Adding an acre of new soil
Hello, I live in Franconia and like most spots in my area, we have lots of sandy soil. I have made attempts for 3 or 4 seasons to grow a wide variety of vegetables, planting multiple fruit trees, using irrigation, trying organic weed control methods and its been an uphill battle the whole way (I took a year off in 2019 just to save my sanity). I have tried some bagged manure as soil amendments, but the results were negligible. If I am considering giving it another go in 2020, i'm going to do it with a bang. I tested the soil (over the counter type) and the numbers were "good" but i'm considering some nutrients rich amendments. Whereabouts does one go to get enough quality soil for maybe an acre's worth? Are there master gardener folks that will take a look at peoples situation and make recommendations? I have a compact utility tractor with a 55" tiller as well if that helps with the answer. Thanks, Nick
Chisago County Minnesota
First the easy question, regrets, Master gardeners don’t make house calls because it is more than the program can organize. To get an acres worth of manure I can suggest contacting local farmers who have barns and ask if you can pick up the waste. Plan on adding 2-4 inches and letting it age for a season. One can’t grow plants in compost that still smells of ammonia or urine. Poultry manure is very high in nitrogen and is good for growing corn but too strong for most other vegetables.

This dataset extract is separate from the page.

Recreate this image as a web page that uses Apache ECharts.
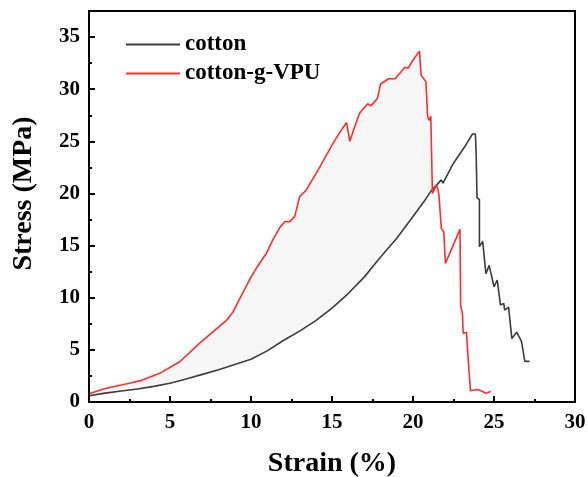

If there is a local Craig’s list that might provide a source or you could post that you want some.
Thanks for the reply Evelyn! If someone were inclined to introduce a lot of new soil, what type would be best for a large area? Topsoil, pulverized soil, compost?
Top soil if you can get a soil test done before you buy it. Even if you can't it is probably the best choice but it is a gamble unless you know where it is coming from. Unscrupulous landscapers are willing to sell sub soil as top soil.
Adding lots of compost every year will improve the soil over time. Compost is organic matter and it breaks down to a very thin later. 6 inches of good top soil can take 100 years to form. It is under appreciated.